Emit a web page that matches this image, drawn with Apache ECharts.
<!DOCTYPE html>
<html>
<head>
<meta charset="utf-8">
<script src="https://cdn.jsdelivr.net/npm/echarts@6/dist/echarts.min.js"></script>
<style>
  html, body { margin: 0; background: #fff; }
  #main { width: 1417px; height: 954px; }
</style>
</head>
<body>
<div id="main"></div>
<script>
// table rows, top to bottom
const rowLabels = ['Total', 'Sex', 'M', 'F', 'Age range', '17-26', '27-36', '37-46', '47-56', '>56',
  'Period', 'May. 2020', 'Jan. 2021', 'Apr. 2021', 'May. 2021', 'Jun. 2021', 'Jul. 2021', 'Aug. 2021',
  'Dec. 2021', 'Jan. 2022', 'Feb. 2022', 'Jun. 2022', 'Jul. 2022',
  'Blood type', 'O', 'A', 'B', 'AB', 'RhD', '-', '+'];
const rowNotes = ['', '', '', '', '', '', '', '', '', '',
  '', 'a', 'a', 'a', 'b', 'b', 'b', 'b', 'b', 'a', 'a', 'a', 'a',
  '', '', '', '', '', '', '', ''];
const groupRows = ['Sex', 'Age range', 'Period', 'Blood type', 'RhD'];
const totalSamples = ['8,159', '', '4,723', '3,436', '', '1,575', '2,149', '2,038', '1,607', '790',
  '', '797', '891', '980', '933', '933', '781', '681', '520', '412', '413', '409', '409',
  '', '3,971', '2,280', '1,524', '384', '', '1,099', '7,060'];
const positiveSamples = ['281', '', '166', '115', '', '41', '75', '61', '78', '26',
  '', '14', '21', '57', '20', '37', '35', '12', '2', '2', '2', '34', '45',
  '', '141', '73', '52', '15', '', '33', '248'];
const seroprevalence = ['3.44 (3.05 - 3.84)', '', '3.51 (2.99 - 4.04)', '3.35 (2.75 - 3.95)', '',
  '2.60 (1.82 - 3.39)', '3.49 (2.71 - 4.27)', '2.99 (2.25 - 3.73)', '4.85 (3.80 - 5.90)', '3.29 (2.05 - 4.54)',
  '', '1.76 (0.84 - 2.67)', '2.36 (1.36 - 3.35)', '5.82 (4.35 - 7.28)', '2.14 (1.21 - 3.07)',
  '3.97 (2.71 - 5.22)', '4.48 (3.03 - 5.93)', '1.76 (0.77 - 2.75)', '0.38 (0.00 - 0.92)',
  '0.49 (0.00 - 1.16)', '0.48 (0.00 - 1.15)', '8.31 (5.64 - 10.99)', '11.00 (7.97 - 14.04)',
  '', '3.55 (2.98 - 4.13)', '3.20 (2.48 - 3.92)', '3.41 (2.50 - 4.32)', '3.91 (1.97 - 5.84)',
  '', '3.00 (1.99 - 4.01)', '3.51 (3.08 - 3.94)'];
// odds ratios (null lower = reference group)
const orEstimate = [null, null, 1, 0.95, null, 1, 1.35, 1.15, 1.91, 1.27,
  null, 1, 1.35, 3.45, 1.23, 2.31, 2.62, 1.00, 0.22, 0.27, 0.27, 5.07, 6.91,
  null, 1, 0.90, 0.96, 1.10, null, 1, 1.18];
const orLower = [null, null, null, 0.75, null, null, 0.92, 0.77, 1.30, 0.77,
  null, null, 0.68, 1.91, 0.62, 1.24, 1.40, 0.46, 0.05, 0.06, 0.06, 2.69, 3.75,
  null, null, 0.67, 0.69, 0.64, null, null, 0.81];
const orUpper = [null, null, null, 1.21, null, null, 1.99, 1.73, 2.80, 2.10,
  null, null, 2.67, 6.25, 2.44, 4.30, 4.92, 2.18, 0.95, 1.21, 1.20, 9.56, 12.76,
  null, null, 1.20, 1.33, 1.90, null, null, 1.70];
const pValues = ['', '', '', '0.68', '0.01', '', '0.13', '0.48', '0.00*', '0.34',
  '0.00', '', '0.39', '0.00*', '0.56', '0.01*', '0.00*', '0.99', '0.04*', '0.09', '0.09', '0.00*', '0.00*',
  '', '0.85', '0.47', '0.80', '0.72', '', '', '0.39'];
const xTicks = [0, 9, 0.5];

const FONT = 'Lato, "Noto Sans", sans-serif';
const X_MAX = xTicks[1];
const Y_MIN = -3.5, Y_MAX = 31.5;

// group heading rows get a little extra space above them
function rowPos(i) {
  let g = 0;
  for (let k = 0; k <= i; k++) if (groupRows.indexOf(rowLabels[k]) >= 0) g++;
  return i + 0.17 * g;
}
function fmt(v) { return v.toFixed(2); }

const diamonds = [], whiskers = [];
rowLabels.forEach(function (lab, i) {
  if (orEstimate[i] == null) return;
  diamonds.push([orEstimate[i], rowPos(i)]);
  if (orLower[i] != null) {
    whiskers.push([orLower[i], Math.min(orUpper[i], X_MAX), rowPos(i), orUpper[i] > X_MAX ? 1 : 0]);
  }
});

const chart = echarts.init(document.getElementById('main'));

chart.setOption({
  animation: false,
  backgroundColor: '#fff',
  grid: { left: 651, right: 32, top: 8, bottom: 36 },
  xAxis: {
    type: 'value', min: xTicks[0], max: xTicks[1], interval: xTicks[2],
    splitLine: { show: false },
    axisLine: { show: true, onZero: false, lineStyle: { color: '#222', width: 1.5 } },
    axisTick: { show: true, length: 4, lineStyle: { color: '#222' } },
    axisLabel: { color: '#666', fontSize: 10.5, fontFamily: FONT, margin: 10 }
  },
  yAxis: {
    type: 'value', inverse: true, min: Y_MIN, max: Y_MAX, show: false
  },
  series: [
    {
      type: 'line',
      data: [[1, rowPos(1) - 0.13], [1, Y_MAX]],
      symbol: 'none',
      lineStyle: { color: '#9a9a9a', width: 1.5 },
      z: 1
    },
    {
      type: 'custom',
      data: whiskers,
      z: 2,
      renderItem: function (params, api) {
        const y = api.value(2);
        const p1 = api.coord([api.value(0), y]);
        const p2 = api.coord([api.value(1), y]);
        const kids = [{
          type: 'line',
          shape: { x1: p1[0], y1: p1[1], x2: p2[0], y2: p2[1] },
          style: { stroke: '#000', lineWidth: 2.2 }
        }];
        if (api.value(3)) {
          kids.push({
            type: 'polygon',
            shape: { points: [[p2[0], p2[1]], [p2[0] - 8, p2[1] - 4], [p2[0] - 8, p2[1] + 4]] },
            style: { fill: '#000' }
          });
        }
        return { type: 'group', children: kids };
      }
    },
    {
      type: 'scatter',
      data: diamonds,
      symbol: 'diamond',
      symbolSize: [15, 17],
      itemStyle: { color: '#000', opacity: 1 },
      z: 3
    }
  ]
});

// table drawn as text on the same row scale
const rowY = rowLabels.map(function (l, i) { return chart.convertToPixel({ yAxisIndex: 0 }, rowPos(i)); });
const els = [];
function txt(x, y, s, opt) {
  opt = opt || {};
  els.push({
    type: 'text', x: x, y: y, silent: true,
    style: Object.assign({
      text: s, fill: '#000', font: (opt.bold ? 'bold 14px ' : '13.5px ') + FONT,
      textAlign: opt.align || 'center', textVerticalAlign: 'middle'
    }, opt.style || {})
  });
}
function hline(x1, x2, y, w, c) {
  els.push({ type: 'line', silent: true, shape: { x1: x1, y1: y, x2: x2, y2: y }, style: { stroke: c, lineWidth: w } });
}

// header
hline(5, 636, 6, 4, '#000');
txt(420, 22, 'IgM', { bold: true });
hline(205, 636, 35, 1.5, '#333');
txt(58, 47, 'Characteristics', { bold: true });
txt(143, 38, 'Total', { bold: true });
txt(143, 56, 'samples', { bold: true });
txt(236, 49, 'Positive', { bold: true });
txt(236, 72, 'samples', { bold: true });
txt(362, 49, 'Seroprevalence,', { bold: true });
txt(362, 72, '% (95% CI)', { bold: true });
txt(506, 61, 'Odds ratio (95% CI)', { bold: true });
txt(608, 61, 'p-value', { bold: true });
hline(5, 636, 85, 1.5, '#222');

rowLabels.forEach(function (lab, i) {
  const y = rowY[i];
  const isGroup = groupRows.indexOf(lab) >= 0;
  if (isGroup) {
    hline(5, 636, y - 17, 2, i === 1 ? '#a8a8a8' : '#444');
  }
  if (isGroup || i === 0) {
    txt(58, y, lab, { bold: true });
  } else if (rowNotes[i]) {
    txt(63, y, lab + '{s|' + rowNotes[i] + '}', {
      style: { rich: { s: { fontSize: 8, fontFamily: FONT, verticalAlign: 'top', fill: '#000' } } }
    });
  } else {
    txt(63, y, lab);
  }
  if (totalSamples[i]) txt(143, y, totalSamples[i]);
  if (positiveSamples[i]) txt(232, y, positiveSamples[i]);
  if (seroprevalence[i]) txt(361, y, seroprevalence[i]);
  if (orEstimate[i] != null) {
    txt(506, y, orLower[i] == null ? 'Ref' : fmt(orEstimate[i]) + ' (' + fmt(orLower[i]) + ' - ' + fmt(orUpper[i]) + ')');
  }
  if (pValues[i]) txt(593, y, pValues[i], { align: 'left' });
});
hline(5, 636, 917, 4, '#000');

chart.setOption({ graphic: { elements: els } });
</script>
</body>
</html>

...

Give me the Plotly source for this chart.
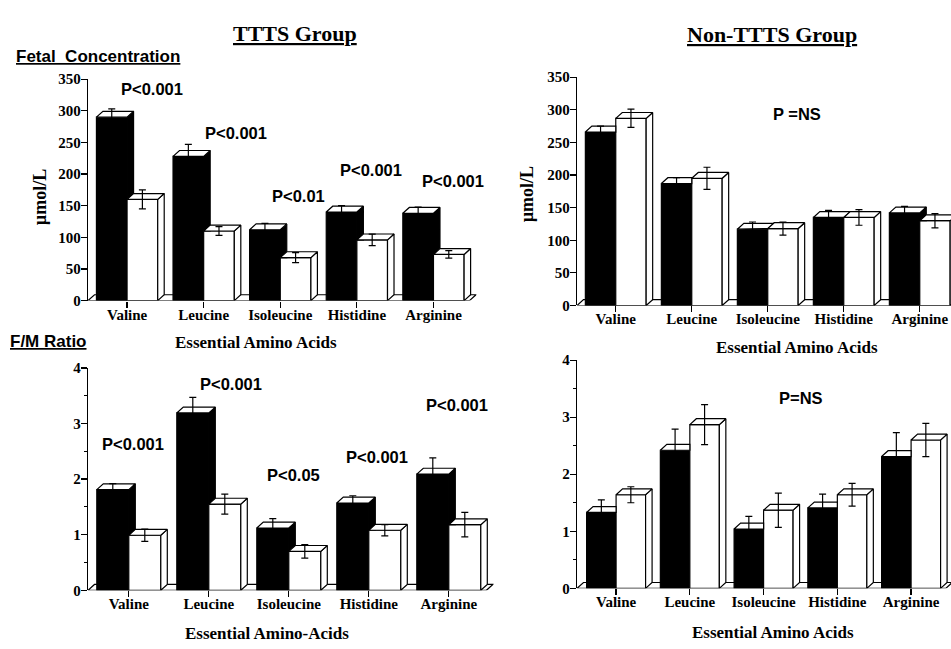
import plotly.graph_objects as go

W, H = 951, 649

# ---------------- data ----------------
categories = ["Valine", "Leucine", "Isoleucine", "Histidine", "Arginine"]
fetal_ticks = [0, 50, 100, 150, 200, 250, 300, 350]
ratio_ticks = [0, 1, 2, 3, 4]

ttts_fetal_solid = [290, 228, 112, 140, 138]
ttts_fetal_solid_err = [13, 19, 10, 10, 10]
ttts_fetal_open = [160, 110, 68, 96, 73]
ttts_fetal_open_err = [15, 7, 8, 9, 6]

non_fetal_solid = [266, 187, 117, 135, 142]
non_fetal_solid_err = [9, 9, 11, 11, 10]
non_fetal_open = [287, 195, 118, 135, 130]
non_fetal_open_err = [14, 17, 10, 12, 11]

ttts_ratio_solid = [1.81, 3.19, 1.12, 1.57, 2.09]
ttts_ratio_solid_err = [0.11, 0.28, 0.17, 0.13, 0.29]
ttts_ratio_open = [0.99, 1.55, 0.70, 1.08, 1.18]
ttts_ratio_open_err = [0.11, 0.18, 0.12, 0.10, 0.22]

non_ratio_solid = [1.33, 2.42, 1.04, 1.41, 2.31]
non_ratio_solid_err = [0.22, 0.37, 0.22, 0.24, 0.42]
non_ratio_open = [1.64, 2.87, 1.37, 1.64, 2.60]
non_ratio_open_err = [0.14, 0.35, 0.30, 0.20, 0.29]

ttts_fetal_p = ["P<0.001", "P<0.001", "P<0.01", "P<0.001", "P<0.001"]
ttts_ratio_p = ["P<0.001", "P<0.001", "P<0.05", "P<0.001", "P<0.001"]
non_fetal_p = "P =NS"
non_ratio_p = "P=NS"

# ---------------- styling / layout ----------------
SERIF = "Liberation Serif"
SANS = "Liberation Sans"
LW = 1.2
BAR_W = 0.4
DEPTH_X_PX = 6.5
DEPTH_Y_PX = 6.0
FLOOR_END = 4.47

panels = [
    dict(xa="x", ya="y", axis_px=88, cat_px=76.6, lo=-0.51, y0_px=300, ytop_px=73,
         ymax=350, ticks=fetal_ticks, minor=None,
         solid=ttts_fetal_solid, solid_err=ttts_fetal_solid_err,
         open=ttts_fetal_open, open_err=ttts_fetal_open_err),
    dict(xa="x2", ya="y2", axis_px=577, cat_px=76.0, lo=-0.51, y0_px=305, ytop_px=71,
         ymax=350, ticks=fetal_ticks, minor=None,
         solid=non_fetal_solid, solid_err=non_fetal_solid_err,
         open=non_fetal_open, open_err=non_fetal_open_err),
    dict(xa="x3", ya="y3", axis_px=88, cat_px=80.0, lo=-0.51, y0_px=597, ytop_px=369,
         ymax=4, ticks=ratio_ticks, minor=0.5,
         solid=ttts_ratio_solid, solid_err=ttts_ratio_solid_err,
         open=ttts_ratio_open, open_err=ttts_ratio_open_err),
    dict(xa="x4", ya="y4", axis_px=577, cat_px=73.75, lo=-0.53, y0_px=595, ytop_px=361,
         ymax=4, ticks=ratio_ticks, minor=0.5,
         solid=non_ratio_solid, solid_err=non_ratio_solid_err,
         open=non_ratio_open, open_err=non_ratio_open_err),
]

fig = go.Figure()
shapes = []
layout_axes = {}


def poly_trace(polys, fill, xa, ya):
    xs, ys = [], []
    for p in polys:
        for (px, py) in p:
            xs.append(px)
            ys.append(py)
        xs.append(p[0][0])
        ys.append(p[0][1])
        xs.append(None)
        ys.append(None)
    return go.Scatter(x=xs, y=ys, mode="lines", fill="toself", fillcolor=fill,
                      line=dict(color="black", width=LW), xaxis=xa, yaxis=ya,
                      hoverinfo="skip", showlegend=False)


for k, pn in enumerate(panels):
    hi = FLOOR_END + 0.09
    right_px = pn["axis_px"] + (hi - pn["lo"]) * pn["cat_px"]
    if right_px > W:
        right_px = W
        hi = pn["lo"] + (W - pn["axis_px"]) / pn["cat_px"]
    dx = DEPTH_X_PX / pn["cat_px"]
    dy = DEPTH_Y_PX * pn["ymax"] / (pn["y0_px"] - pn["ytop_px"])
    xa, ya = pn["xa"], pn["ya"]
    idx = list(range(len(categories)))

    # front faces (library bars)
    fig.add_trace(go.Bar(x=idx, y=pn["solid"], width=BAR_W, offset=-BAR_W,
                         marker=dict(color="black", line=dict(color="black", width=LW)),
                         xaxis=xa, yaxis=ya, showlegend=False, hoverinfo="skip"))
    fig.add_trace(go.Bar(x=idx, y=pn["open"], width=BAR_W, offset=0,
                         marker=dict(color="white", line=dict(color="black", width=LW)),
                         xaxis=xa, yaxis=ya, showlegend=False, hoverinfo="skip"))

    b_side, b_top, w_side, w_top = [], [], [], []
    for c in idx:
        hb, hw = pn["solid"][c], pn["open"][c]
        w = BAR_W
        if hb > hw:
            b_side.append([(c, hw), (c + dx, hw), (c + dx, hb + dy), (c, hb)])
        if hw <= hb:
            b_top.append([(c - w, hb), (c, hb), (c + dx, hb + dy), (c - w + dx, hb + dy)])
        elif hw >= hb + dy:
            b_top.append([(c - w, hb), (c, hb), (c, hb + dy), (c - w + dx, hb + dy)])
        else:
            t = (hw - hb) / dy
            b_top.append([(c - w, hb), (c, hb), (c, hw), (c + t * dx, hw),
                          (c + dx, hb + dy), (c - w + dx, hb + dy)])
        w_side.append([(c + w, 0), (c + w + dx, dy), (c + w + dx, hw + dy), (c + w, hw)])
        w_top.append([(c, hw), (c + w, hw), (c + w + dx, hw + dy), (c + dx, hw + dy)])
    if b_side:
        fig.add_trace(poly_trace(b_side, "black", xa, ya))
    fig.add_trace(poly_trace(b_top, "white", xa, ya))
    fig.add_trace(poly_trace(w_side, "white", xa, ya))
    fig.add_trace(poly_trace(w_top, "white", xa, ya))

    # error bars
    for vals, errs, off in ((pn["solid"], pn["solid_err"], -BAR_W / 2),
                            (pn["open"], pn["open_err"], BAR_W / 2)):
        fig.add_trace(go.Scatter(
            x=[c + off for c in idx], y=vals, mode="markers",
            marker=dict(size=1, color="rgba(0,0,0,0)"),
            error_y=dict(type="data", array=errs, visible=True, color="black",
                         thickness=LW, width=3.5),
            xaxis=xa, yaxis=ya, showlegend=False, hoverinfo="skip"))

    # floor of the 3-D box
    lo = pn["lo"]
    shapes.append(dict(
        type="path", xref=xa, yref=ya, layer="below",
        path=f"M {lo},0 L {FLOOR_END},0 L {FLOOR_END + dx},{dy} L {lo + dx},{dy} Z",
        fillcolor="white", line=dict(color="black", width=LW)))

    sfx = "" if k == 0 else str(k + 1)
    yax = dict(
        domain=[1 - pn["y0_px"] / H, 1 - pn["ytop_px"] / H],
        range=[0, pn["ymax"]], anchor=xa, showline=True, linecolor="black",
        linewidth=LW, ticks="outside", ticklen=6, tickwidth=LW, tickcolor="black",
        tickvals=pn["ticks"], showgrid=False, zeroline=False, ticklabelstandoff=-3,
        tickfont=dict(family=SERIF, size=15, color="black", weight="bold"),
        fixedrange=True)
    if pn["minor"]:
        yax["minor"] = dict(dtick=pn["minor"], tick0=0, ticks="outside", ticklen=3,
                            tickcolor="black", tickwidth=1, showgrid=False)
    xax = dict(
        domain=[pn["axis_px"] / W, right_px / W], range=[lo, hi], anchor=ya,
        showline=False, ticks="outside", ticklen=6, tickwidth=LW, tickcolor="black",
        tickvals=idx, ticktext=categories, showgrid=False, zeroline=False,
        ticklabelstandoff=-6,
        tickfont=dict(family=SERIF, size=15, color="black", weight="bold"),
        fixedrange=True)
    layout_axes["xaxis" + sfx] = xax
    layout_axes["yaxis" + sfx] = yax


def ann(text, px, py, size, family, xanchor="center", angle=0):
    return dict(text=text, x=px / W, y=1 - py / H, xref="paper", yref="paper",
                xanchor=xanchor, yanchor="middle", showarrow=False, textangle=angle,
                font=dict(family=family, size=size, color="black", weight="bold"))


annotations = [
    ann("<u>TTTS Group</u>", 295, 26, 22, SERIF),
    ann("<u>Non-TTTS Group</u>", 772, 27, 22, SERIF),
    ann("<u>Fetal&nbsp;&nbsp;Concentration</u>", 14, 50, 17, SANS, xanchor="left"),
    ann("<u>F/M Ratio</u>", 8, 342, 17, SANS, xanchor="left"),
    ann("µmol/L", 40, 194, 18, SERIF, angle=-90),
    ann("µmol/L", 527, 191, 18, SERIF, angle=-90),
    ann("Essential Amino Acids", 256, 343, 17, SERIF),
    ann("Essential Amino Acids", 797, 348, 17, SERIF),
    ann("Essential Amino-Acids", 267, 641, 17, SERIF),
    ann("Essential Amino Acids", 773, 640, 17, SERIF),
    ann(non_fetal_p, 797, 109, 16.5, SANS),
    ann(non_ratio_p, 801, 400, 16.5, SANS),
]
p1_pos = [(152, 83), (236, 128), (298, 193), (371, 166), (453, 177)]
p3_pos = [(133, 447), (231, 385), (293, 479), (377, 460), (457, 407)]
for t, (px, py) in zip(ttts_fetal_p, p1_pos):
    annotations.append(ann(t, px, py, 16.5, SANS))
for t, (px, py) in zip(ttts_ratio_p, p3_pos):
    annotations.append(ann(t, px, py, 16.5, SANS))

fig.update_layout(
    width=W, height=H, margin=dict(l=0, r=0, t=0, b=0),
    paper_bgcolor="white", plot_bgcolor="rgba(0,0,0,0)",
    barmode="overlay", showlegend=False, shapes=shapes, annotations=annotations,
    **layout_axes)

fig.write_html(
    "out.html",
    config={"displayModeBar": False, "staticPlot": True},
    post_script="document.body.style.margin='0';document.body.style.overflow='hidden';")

--- WHAT YOU WILL DO ---
Please quote only the span of lines whose first line contains "Give me the Plotly source for this chart." and whose last line contains "ratio_ticks = [0, 1, 2, 3, 4]", leaving every picture out.

--- RESPONSE ---
Give me the Plotly source for this chart.
import plotly.graph_objects as go

W, H = 951, 649

# ---------------- data ----------------
categories = ["Valine", "Leucine", "Isoleucine", "Histidine", "Arginine"]
fetal_ticks = [0, 50, 100, 150, 200, 250, 300, 350]
ratio_ticks = [0, 1, 2, 3, 4]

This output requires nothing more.